- [Your objective]:
Please write out the lines of the data exactly, beginning with the first and ending with the line containing "var yMinor = [-0.6, -0.2, 0.2, 0.6];"; leave the pictures behind.

- [Dataset section]:
* * * * * * *
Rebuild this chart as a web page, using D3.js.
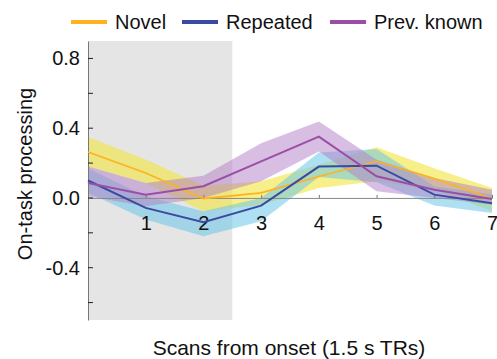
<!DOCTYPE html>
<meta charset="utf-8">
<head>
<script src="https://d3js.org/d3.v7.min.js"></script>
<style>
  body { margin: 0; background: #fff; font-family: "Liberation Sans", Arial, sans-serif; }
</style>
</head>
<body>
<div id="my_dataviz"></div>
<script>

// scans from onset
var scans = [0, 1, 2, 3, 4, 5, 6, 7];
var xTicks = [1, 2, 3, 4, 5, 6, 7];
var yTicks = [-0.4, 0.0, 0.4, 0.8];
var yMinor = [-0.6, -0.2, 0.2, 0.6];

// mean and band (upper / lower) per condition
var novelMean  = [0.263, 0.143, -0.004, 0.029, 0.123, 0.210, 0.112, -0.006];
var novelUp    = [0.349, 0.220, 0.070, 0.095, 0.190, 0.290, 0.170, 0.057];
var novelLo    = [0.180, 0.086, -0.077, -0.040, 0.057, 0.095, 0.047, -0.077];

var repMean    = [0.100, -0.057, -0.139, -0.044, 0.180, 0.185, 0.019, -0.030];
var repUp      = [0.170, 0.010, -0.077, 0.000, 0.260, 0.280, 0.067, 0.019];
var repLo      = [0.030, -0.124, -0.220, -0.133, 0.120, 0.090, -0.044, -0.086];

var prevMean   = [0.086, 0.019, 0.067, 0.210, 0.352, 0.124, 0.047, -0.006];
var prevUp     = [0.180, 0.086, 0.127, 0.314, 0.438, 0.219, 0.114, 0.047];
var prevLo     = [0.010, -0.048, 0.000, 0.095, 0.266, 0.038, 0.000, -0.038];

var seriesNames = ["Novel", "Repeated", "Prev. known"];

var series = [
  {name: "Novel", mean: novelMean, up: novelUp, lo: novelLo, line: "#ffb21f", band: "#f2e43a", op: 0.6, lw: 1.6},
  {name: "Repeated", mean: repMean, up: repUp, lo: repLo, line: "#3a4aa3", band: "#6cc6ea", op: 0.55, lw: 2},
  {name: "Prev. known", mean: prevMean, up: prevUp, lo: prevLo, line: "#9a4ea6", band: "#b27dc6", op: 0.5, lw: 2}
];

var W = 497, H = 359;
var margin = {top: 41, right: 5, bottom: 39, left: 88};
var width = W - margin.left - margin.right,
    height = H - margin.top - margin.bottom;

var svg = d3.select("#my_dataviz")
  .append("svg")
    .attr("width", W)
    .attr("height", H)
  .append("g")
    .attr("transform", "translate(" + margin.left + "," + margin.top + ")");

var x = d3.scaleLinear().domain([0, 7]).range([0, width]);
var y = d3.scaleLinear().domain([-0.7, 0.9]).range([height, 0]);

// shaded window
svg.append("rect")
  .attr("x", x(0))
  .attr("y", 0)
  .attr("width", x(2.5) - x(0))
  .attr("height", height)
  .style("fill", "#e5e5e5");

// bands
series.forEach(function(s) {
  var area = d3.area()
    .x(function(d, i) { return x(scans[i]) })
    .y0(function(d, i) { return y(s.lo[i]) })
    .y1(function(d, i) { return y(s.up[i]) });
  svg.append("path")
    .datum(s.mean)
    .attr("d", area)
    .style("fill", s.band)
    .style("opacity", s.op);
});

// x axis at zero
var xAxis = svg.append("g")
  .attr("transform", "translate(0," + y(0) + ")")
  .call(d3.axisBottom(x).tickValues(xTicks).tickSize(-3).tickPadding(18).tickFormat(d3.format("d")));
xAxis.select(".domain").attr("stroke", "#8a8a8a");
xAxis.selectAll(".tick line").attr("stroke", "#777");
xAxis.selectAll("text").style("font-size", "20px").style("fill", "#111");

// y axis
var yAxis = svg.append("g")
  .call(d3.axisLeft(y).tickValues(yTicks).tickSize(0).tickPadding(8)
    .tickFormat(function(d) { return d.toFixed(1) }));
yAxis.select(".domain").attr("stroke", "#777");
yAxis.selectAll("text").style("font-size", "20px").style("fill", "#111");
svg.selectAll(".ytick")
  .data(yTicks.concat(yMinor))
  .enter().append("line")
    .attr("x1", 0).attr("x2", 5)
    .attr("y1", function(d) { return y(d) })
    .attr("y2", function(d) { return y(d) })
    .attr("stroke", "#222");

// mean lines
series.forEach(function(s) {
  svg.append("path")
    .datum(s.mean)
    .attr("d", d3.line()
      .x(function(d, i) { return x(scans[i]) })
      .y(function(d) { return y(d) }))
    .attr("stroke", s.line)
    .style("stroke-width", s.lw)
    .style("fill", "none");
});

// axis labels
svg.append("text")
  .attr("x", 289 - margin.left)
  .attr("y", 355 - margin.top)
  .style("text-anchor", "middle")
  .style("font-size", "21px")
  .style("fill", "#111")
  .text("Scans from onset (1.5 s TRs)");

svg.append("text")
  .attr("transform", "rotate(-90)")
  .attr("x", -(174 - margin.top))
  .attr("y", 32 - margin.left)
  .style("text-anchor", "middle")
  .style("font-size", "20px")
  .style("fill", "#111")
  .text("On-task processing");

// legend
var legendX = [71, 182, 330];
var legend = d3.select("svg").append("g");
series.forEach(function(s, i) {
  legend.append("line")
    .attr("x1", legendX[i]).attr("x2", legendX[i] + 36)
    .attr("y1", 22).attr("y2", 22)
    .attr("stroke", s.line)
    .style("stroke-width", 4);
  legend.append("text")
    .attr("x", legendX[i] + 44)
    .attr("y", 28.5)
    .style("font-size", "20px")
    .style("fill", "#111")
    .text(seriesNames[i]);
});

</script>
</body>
* * * * * * *
- [Worked answer]:
Rebuild this chart as a web page, using D3.js.
<!DOCTYPE html>
<meta charset="utf-8">
<head>
<script src="https://d3js.org/d3.v7.min.js"></script>
<style>
  body { margin: 0; background: #fff; font-family: "Liberation Sans", Arial, sans-serif; }
</style>
</head>
<body>
<div id="my_dataviz"></div>
<script>

// scans from onset
var scans = [0, 1, 2, 3, 4, 5, 6, 7];
var xTicks = [1, 2, 3, 4, 5, 6, 7];
var yTicks = [-0.4, 0.0, 0.4, 0.8];
var yMinor = [-0.6, -0.2, 0.2, 0.6];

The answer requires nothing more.